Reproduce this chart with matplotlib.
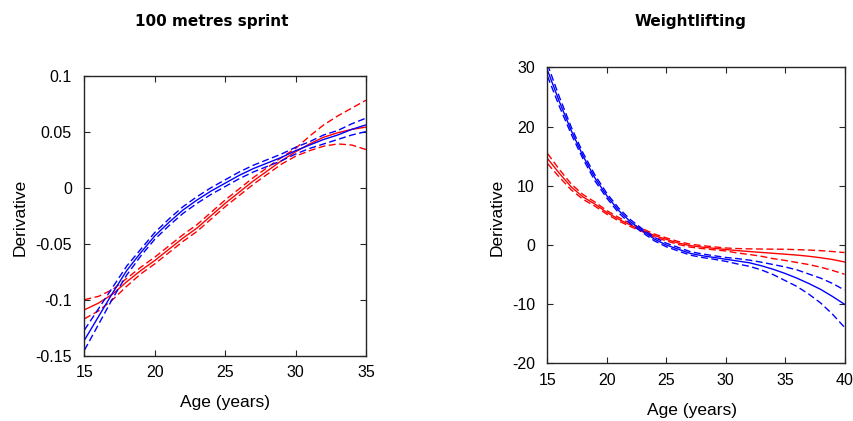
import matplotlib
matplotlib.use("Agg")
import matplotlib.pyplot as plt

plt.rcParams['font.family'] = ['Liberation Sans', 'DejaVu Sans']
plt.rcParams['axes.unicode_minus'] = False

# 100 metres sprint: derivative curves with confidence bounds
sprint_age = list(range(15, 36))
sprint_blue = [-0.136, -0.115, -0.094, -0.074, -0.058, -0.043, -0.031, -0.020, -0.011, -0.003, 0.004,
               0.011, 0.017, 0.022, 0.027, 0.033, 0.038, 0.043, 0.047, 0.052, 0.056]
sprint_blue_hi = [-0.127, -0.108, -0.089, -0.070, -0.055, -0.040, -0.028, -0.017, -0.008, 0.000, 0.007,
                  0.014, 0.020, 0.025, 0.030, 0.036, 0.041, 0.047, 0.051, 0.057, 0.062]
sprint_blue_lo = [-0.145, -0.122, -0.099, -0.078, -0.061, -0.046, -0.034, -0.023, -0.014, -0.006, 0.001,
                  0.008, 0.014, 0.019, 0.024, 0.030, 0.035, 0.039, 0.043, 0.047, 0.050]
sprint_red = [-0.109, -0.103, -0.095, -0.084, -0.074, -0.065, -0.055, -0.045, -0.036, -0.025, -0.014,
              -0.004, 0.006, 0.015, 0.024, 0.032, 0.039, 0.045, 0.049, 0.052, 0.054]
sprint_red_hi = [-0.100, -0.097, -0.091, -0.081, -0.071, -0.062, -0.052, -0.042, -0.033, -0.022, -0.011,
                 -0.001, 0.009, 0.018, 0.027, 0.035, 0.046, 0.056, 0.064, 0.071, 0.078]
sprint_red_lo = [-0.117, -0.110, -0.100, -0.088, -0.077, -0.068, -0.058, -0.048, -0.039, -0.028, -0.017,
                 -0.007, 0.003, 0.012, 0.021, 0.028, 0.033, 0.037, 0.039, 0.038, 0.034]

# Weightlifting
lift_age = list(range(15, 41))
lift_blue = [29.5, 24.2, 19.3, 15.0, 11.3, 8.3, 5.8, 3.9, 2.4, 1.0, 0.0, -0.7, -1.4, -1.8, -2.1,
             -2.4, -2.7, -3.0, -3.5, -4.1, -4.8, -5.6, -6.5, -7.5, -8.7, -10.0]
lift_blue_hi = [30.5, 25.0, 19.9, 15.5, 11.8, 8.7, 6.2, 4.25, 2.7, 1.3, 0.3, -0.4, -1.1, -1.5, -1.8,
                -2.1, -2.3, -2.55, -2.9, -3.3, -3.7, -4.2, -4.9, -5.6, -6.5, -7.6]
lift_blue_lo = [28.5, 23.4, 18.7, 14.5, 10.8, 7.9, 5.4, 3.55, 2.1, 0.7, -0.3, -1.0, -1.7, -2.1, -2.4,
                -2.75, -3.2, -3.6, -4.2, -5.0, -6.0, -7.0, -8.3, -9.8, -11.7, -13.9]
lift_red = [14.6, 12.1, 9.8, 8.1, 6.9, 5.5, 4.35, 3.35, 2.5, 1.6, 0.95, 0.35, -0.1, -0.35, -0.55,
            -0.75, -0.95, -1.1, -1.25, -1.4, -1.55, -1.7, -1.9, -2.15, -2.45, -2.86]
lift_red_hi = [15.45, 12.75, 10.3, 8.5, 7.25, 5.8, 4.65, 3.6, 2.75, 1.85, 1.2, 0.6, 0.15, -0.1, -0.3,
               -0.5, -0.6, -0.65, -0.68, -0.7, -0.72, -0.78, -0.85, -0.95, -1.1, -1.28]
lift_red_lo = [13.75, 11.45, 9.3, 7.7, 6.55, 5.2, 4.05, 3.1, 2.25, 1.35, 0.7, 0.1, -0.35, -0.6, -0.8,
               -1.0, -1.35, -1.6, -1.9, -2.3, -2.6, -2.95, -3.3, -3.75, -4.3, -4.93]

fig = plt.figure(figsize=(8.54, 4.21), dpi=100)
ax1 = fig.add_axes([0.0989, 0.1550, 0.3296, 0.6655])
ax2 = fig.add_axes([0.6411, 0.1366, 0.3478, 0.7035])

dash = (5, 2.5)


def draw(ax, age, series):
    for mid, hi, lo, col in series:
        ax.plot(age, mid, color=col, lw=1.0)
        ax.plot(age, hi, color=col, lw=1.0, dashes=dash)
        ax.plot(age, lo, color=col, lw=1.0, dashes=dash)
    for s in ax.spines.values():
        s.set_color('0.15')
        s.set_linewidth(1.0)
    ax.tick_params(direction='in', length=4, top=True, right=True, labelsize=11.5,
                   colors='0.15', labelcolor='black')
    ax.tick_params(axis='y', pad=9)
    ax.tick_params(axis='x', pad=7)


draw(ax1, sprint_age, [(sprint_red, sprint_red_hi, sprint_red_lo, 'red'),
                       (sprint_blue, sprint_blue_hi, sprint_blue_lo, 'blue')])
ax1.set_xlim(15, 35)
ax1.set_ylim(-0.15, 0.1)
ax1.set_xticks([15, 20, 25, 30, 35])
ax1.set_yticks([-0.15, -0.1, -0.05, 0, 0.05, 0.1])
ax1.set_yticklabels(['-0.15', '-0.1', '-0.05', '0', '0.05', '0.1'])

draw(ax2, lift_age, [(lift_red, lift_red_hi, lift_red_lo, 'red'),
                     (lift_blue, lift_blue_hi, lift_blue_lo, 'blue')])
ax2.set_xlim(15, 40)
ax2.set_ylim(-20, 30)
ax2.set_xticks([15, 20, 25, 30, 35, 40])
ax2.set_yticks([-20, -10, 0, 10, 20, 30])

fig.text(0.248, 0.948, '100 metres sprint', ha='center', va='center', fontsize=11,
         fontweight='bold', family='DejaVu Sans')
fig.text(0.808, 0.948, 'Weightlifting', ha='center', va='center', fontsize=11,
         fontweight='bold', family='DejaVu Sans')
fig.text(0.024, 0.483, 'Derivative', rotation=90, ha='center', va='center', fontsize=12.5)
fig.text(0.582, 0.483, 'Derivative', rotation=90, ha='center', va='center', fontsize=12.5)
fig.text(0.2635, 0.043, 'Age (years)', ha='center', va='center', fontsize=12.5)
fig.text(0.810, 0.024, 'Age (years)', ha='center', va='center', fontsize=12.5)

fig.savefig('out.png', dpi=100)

__________________________________________________

WHAT YOU WILL DO
Return exactly what appears from the opening line of the material through the line with "plt.rcParams['axes.unicode_minus'] = False", apart from the pictures.

EXERCISE RESPONSE
Reproduce this chart with matplotlib.
import matplotlib
matplotlib.use("Agg")
import matplotlib.pyplot as plt

plt.rcParams['font.family'] = ['Liberation Sans', 'DejaVu Sans']
plt.rcParams['axes.unicode_minus'] = False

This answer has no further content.